A little place to share the mayhem which is my life. Welcome to the madhouse, please enjoy your stay :D

Sunday, January 1, 2012

As the old year passes…

…it is time to reflect and look forward to the coming year with anticipation of what is to come.

Should auld acquaintance be forgot,
And never brought to mind?
Should auld acquaintance be forgot,
And auld lang syne!
For auld lang syne, my dear,
For auld lang syne.
We'll take a cup o' kindness yet,
For auld lang syne.

It was a pretty quiet New Year’s in our household this year. “The Teen” and I rung in the new year with pizza and The Emperor’s New Groove, old school style in a VCR. Yes, they still exist. I have a tonne of VHS and still love to watch on occasion. I have been cleaning out my basement and came across the tape and just had to watch it. Such a fun movie and it seemed fitting to ring in the New Year with a New Groove ^.~
My mother called close to midnight to play the countdown for us since we are without cable atm. She didn’t want us to miss it and we all counted down to midnight together and shouted Happy New Year. It was gloriously fun. A simple night with the people I love. It was the first New Year’s in 16 years that I was not with “the husband” and it was weird. Not that we ever really did anything special but it was weird not having him here to ring in the New Year. The New Year came though, all the same.
After “the teen” went to bed I had time to myself to think. Sometimes that is a good thing or sometimes it can be a bad thing. I started thinking back to when we moved into our current home. We moved in on New Year’s Eve six years ago. It is hard to believe that it has been six years already.

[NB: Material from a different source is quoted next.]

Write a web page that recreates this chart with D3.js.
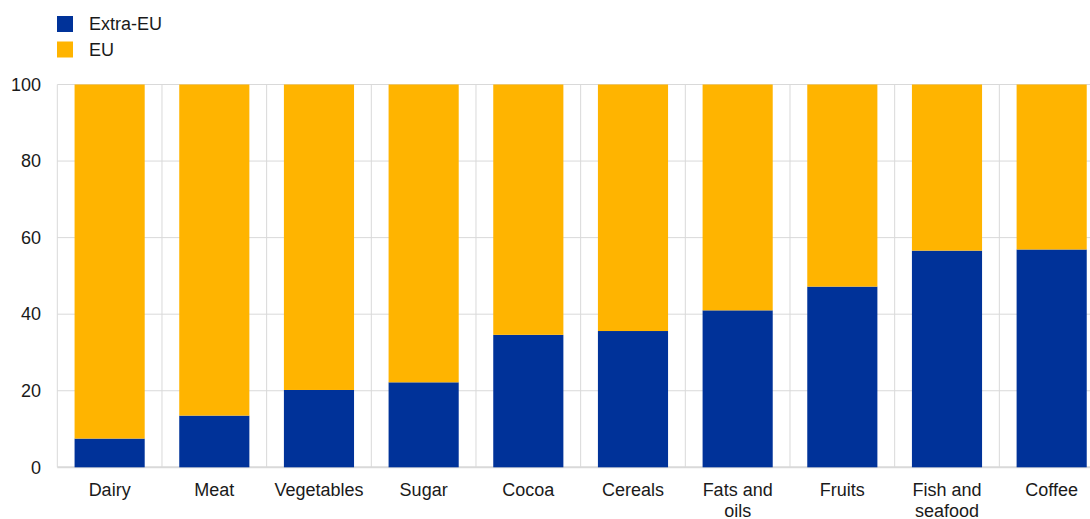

I remember that New Year’s like it was yesterday.
We had to move and New Year’s was the night we had to move and at midnight we were in a big moving truck, just the three of us, leaving our old place for a new place and a new year. So much hope ahead of us. A new adventure for us. Sitting in that truck that night, as stressed as I was about the move I was happy. Happy to be with my husband and my son Happy to be together and falling asleep, utterly exhausted from the move, in the arms of my husband. Little did I know the heartbreak that would follow.
They say many marriages can’t survive the loss of a child, I suffered the loss of two children in the last six years and not once did he say he was sorry. In fact he never says he is sorry. I know men grieve differently but it would  have been nice to at least have him show some empathy and support for what I was going through. Instead he abandoned me emotionally and left me twisting in the wind.
So here I sit at my computer, wondering how everything went so horribly wrong. I can wonder forever and never determine what exactly caused this. So I figure what better time then New Year’s to put the past behind me and move forward with the future. I still have hopes and dreams. Some of the same one’s I had sitting in that truck six years ago, but I realized things have changed. I may achieve my dreams, just in a different way, and I am ok with that. Life is about the journey. I don’t know what tomorrow will bring.
Right now I am living in the moment and taking it day by day. Working on getting myself to a good place and decide what I want with my life and who I want in my life and “the teen’s”. I don’t expect this to happen overnight but life is too short to spend forever wishing and waiting.  So I am going to live my life and see where it takes me. I have a lot of love and life and I am going to start living again and not dwell on the past so much. The past is the past for a reason. We learn from it and move on.
I want to wish you all a very Happy New Year and all the best to you and yours in the coming year. May 2012 bring you much love, luck and happiness. Heaven knows we can all use a little more of it.